-- START OF INPUT ROWS --

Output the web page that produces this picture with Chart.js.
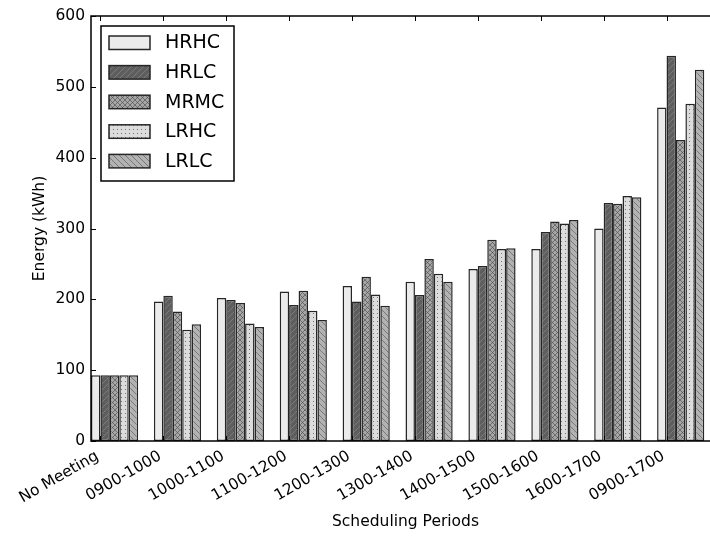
<!DOCTYPE html>
<html>
<head>
<meta charset="utf-8">
<script src="https://cdn.jsdelivr.net/npm/chart.js@4/dist/chart.umd.min.js"></script>
<style>
  html, body { margin: 0; padding: 0; background: #fff; overflow: hidden; }
  /* the original figure was cropped on the right: the axes run ~10px past the edge */
  #wrap { width: 710px; height: 536px; position: relative; overflow: hidden; }
</style>
</head>
<body>
<div id="wrap"><canvas id="energyChart" width="720" height="536"></canvas></div>
<script>
/* ---------- data (kWh) ---------- */
var periods = ['No Meeting', '0900-1000', '1000-1100', '1100-1200', '1200-1300',
               '1300-1400', '1400-1500', '1500-1600', '1600-1700', '0900-1700'];
var seriesNames = ['HRHC', 'HRLC', 'MRMC', 'LRHC', 'LRLC'];
var hrhc = [93, 197, 202, 211, 219, 225, 243, 271, 300, 471];
var hrlc = [93, 205, 199, 192, 197, 206, 247, 295, 336, 544];
var mrmc = [93, 183, 195, 212, 232, 257, 284, 310, 335, 425];
var lrhc = [93, 157, 166, 184, 207, 236, 271, 307, 346, 476];
var lrlc = [93, 165, 161, 171, 191, 225, 272, 312, 344, 524];
var yTicks = [0, 100, 200, 300, 400, 500, 600];

(function () {
  'use strict';

  var FONT = "'DejaVu Sans', sans-serif";
  var EDGE = '#262626';

  /* ---------- hatch fills, matplotlib-ish ---------- */
  function tile(size, bg, draw) {
    var c = document.createElement('canvas');
    c.width = size; c.height = size;
    var g = c.getContext('2d');
    g.fillStyle = bg;
    g.fillRect(0, 0, size, size);
    draw(g, size);
    return document.createElement('canvas').getContext('2d').createPattern(c, 'repeat');
  }
  function fwd(g, s) {
    g.beginPath();
    g.moveTo(0, s); g.lineTo(s, 0);
    g.moveTo(-1, 1); g.lineTo(1, -1);
    g.moveTo(s - 1, s + 1); g.lineTo(s + 1, s - 1);
    g.stroke();
  }
  function back(g, s) {
    g.beginPath();
    g.moveTo(0, 0); g.lineTo(s, s);
    g.moveTo(-1, s - 1); g.lineTo(1, s + 1);
    g.moveTo(s - 1, -1); g.lineTo(s + 1, 1);
    g.stroke();
  }
  var fills = [
    '#ebebeb',
    tile(6, '#5e5e5e', function (g, s) { g.strokeStyle = 'rgba(140,140,140,0.8)'; g.lineWidth = 0.8; fwd(g, s); }),
    tile(5, '#a6a6a6', function (g, s) { g.strokeStyle = 'rgba(70,70,70,0.75)'; g.lineWidth = 0.8; fwd(g, s); back(g, s); }),
    tile(4, '#dcdcdc', function (g) { g.fillStyle = 'rgba(90,90,90,0.8)'; g.fillRect(1, 1, 1, 1); }),
    tile(6, '#b2b2b2', function (g, s) { g.strokeStyle = 'rgba(80,80,80,0.75)'; g.lineWidth = 0.8; back(g, s); })
  ];

  var allSeries = [hrhc, hrlc, mrmc, lrhc, lrlc];
  var datasets = allSeries.map(function (vals, k) {
    return {
      label: seriesNames[k],
      data: vals.map(function (v, i) { return { x: i + 0.375, y: v }; }),
      backgroundColor: fills[k],
      borderColor: EDGE,
      borderWidth: 1.5,
      borderSkipped: false,
      categoryPercentage: 0.75,
      barPercentage: 1.0
    };
  });

  /* frame + inward tick marks on all four sides */
  var framePlugin = {
    id: 'frame',
    afterDatasetsDraw: function (chart) {
      var ctx = chart.ctx, a = chart.chartArea;
      var xs = chart.scales.x, ys = chart.scales.y;
      ctx.save();
      ctx.strokeStyle = '#000';
      ctx.lineWidth = 1;
      ctx.beginPath();
      xs.ticks.forEach(function (t, i) {
        var px = Math.round(xs.getPixelForTick(i)) + 0.5;
        ctx.moveTo(px, a.bottom); ctx.lineTo(px, a.bottom - 5);
        ctx.moveTo(px, a.top); ctx.lineTo(px, a.top + 5);
      });
      ys.ticks.forEach(function (t, i) {
        var py = Math.round(ys.getPixelForTick(i)) + 0.5;
        ctx.moveTo(a.left, py); ctx.lineTo(a.left + 5, py);
        ctx.moveTo(a.right, py); ctx.lineTo(a.right - 5, py);
      });
      ctx.stroke();
      ctx.lineWidth = 1.5;
      ctx.strokeRect(a.left, a.top, a.right - a.left, a.bottom - a.top);
      ctx.restore();
    }
  };

  /* legend box in the upper left, like the original */
  var legendPlugin = {
    id: 'boxLegend',
    afterDraw: function (chart) {
      var ctx = chart.ctx;
      var bx = 101, by = 26, bw = 133, bh = 155;
      ctx.save();
      ctx.fillStyle = '#fff';
      ctx.fillRect(bx, by, bw, bh);
      ctx.strokeStyle = '#000';
      ctx.lineWidth = 1.5;
      ctx.strokeRect(bx, by, bw, bh);
      ctx.font = '19px ' + FONT;
      ctx.textBaseline = 'middle';
      ctx.textAlign = 'left';
      chart.data.datasets.forEach(function (ds, k) {
        var sy = 36 + k * 29.6;
        ctx.fillStyle = ds.backgroundColor;
        ctx.fillRect(109, sy, 41, 13.5);
        ctx.strokeStyle = EDGE;
        ctx.lineWidth = 1.5;
        ctx.strokeRect(109, sy, 41, 13.5);
        ctx.fillStyle = '#000';
        ctx.fillText(ds.label, 165, sy + 7.5);
      });
      ctx.restore();
    }
  };

  new Chart(document.getElementById('energyChart'), {
    type: 'bar',
    data: { datasets: datasets },
    options: {
      responsive: false,
      animation: false,
      devicePixelRatio: 1,
      layout: { padding: { left: 0, top: 16, right: 0, bottom: 0 } },
      plugins: { legend: { display: false }, tooltip: { enabled: false } },
      scales: {
        x: {
          type: 'linear',
          min: 0, max: 10,
          offset: false,
          grid: { display: false, drawTicks: false },
          border: { display: false },
          afterBuildTicks: function (scale) {
            scale.ticks = periods.map(function (p, i) { return { value: i + 0.15 }; });
          },
          afterFit: function (scale) {
            scale.height = 95;
            scale.paddingLeft = 0;
            scale.paddingRight = 0;
          },
          ticks: {
            autoSkip: false,
            minRotation: 30, maxRotation: 30,
            padding: 6,
            labelOffset: -3,
            color: '#000',
            font: { family: FONT, size: 15.5 },
            callback: function (v, i) { return periods[i]; }
          },
          title: {
            display: true,
            text: 'Scheduling Periods',
            color: '#000',
            font: { family: FONT, size: 15.5 },
            padding: { top: 0, bottom: 5 }
          }
        },
        y: {
          min: 0, max: 600,
          grid: { display: false, drawTicks: false },
          border: { display: false },
          afterBuildTicks: function (scale) {
            scale.ticks = yTicks.map(function (v) { return { value: v }; });
          },
          afterFit: function (scale) {
            scale.width = 91;
            scale.paddingTop = 0;
            scale.paddingBottom = 0;
          },
          ticks: {
            padding: 6,
            color: '#000',
            font: { family: FONT, size: 15.5 }
          },
          title: {
            display: true,
            text: 'Energy (kWh)',
            color: '#000',
            font: { family: FONT, size: 15.5 },
            padding: { top: 31, bottom: 0 }
          }
        }
      }
    },
    plugins: [framePlugin, legendPlugin]
  });
})();
</script>
</body>
</html>
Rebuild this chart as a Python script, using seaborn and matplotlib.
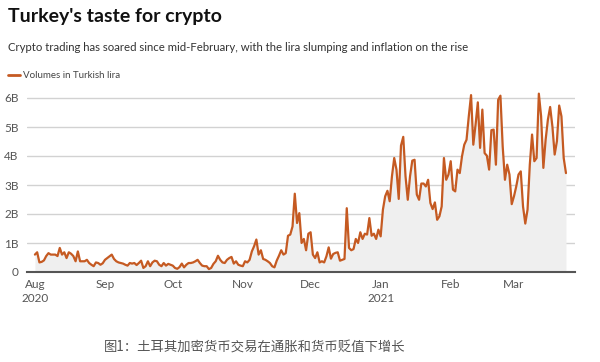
import numpy as np
import pandas as pd
import matplotlib
matplotlib.use("Agg")
import matplotlib.pyplot as plt
import matplotlib.dates as mdates
import seaborn as sns

# Daily crypto trading volumes in Turkish lira (billions), Aug 1 2020 - Mar 24 2021
aug = [0.6, 0.68, 0.33, 0.35, 0.4, 0.55, 0.65, 0.6, 0.6, 0.6, 0.55, 0.83, 0.6, 0.68, 0.48, 0.68,
       0.63, 0.55, 0.37, 0.71, 0.37, 0.37, 0.37, 0.42, 0.31, 0.25, 0.2, 0.33, 0.31, 0.25, 0.3]
sep = [0.42, 0.48, 0.54, 0.6, 0.45, 0.37, 0.33, 0.31, 0.29, 0.25, 0.22, 0.31, 0.29, 0.31, 0.24,
       0.31, 0.39, 0.14, 0.2, 0.37, 0.2, 0.33, 0.39, 0.37, 0.25, 0.2, 0.31, 0.22, 0.28, 0.25]
oct_ = [0.22, 0.14, 0.11, 0.17, 0.29, 0.16, 0.25, 0.31, 0.31, 0.33, 0.37, 0.42, 0.31, 0.22, 0.2,
        0.2, 0.1, 0.14, 0.28, 0.37, 0.56, 0.42, 0.33, 0.31, 0.42, 0.48, 0.52, 0.29, 0.37, 0.25, 0.22]
nov = [0.2, 0.37, 0.33, 0.42, 0.71, 0.89, 1.12, 0.6, 0.75, 0.45, 0.42, 0.37, 0.31, 0.2, 0.16,
       0.39, 0.56, 0.75, 0.6, 0.65, 1.25, 1.29, 1.57, 2.7, 1.69, 2.03, 1.0, 1.14, 0.75, 1.32]
dec = [1.37, 0.6, 0.48, 0.68, 0.33, 0.37, 0.33, 0.54, 0.85, 0.46, 0.62, 0.66, 0.68, 0.39, 0.42,
       0.45, 2.2, 0.83, 0.75, 0.79, 1.14, 1.0, 1.37, 1.14, 1.32, 1.29, 1.86, 1.25, 1.32, 1.14, 1.46]
jan = [1.23, 2.15, 2.61, 2.8, 2.44, 3.3, 3.93, 3.53, 2.52, 4.36, 4.66, 3.3, 2.49, 3.3, 3.84,
       3.87, 2.67, 2.49, 3.05, 3.05, 2.95, 3.18, 2.38, 2.17, 2.4, 1.8, 1.92, 2.26, 3.93, 3.18, 3.36]
feb = [3.82, 2.84, 2.78, 3.53, 3.41, 3.99, 4.39, 4.56, 5.37, 6.1, 4.39, 5.08, 5.85, 4.28, 5.6,
       4.1, 4.01, 3.53, 4.89, 4.91, 3.7, 5.94, 6.08, 4.33, 3.18, 3.7, 3.36, 2.34]
mar = [2.61, 2.95, 3.36, 3.47, 2.26, 1.67, 2.15, 3.7, 4.74, 3.82, 3.93, 6.15, 5.37, 3.59, 4.56,
       5.25, 5.69, 5.02, 4.05, 4.51, 5.74, 5.37, 3.93, 3.41]

volumes = aug + sep + oct_ + nov + dec + jan + feb + mar
dates = pd.date_range("2020-08-01", periods=len(volumes), freq="D")

y_ticks = [0, 1, 2, 3, 4, 5, 6]
y_labels = ["0", "1B", "2B", "3B", "4B", "5B", "6B"]
x_ticks = pd.to_datetime(["2020-08-01", "2020-09-01", "2020-10-01", "2020-11-01",
                          "2020-12-01", "2021-01-01", "2021-02-01", "2021-03-01"])
x_labels = ["Aug\n2020", "Sep", "Oct", "Nov", "Dec", "Jan\n2021", "Feb", "Mar"]

df = pd.DataFrame({"date": dates, "volume": volumes})

sns.set_theme(style="white")
plt.rcParams["font.family"] = ["Lato", "DejaVu Sans"]

LINE = "#c55a22"
fig = plt.figure(figsize=(6, 3.62), dpi=100)
W, H = 600, 362
ax = fig.add_axes([27 / W, 90 / H, 548 / W, 182.7 / H])

ax.fill_between(df["date"], df["volume"], 0, color="#efefef", lw=0, zorder=1)
sns.lineplot(data=df, x="date", y="volume", ax=ax, color=LINE, lw=1.6, zorder=3)

ax.set_ylim(0, 6.3)
ax.set_xlim(pd.Timestamp("2020-07-28 12:00"), pd.Timestamp("2021-03-28"))
ax.set_yticks(y_ticks)
ax.set_yticklabels(y_labels)
ax.set_xticks(x_ticks)
ax.set_xticklabels(x_labels, linespacing=1.3)
ax.set_xlabel("")
ax.set_ylabel("")

for t in y_ticks[1:]:
    ax.axhline(t, color="#d2d2d2", lw=1.0, zorder=0)

for s in ["top", "right", "left"]:
    ax.spines[s].set_visible(False)
ax.spines["bottom"].set_color("#555555")
ax.spines["bottom"].set_linewidth(1.5)
ax.spines["bottom"].set_zorder(5)
ax.tick_params(axis="both", length=0, labelsize=8.5, labelcolor="#555555")
ax.tick_params(axis="y", pad=6)
ax.tick_params(axis="x", pad=5)
for lab in ax.get_xticklabels():
    lab.set_ha("center")

fig.text(8 / W, 1 - 8 / H, "Turkey's taste for crypto", fontsize=14, fontweight="bold",
         color="#111111", ha="left", va="top")
fig.text(8 / W, 1 - 42 / H, "Crypto trading has soared since mid-February, with the lira slumping and inflation on the rise",
         fontsize=8.2, color="#333333", ha="left", va="top")
fig.add_artist(plt.Line2D([8 / W, 20 / W], [1 - 75 / H, 1 - 75 / H], color=LINE, lw=2,
                          transform=fig.transFigure))
fig.text(23 / W, 1 - 75 / H, "Volumes in Turkish lira", fontsize=7.0, color="#444444",
         ha="left", va="center")

fig.text(255 / W, 1 - 348 / H, "图1：土耳其加密货币交易在通胀和货币贬值下增长",
         fontsize=9.6, color="#555555", ha="center", va="center",
         family=["Noto Sans CJK SC", "DejaVu Sans"])

fig.savefig("out.png", dpi=100, facecolor="white")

-- END OF INPUT ROWS --

**TASK DETAILS**
Using the data above, set down each line from the line with "Rebuild this chart" to the line with "import seaborn as sns" exactly, both ends included, and leave the pictures behind. Nothing else belongs.

**THE RESULT**
Rebuild this chart as a Python script, using seaborn and matplotlib.
import numpy as np
import pandas as pd
import matplotlib
matplotlib.use("Agg")
import matplotlib.pyplot as plt
import matplotlib.dates as mdates
import seaborn as sns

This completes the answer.